In the modern world we tend to value “higher” mental functions like reasoning and language over “lower” functions like motor control and body awareness. And therefore kids spend less time in recess, adults spend more time in office chairs looking at computers, and our mental lives become more virtual and abstract as opposed to concrete and embodied. So it is good to remember that our capacity to think and feel is supported in large part by the neural hardware and software that creates our ability to move and perceive. By developing one we develop the other. It’s all connected.
Exercise and movement is shown to benefit the brain before it ever benefits the body, providing oxygen and glucose needed to grow new brain cells, increasing dendritic branching needed for memory storage and recall and balancing neurotransmitters and chemicals needed for proper and enhanced function. Many neuroscientific studies have shown that learning and development are directly correlated to movement.

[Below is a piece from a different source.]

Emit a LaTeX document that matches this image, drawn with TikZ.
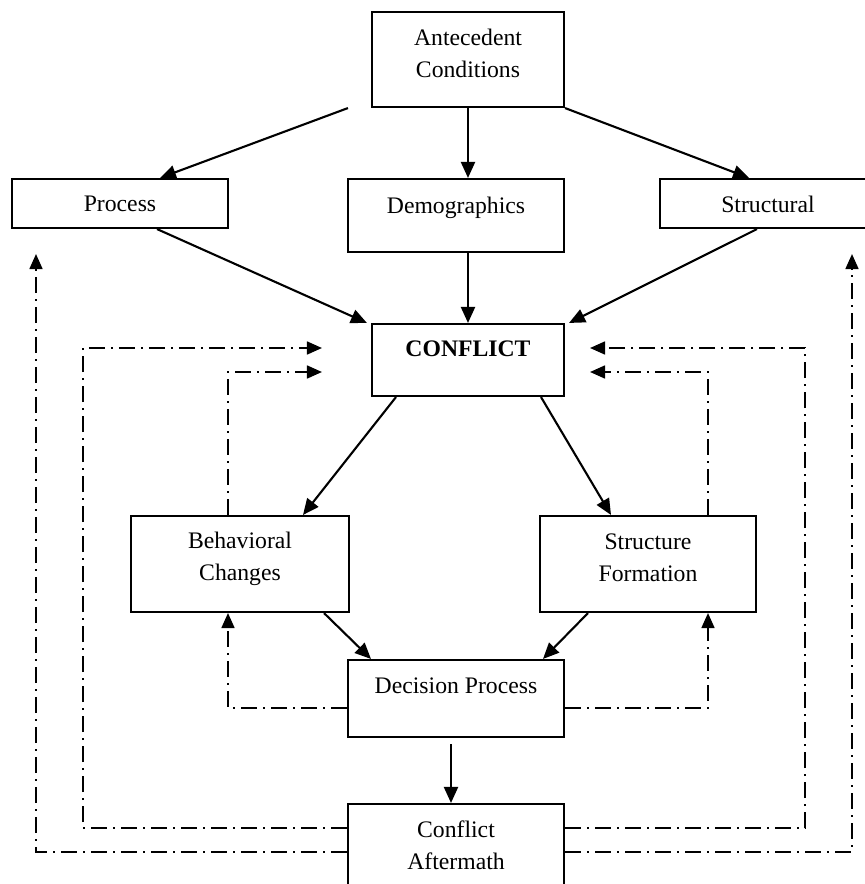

The brain and body’s movement and learning systems are interdependent and interactive. For example, motor development provides the framework that the brain uses for sequencing the patterns needed for academic concepts. The body’s vestibular system controls balance and spatial awareness and facilitates a student’s ability to place words and letters on a page.
Movement skills are great for working adults who are looking to reduce their stress, balance their mood, improve their mental performance, ability to adapt, plan and organize–and for older adults who are looking to improve their memory, improve their social skills and behavior and stave off brain related diseases.
So if you want to help your head, get off your butt! John Ratey MD recommends a balance between aerobic activity and skilled activity. Aerobic activities include walking, swimming, jogging and sports like soccer. Skilled activities include rock climbing, yoga, tai chi, karate, pilates, dancing and fencing.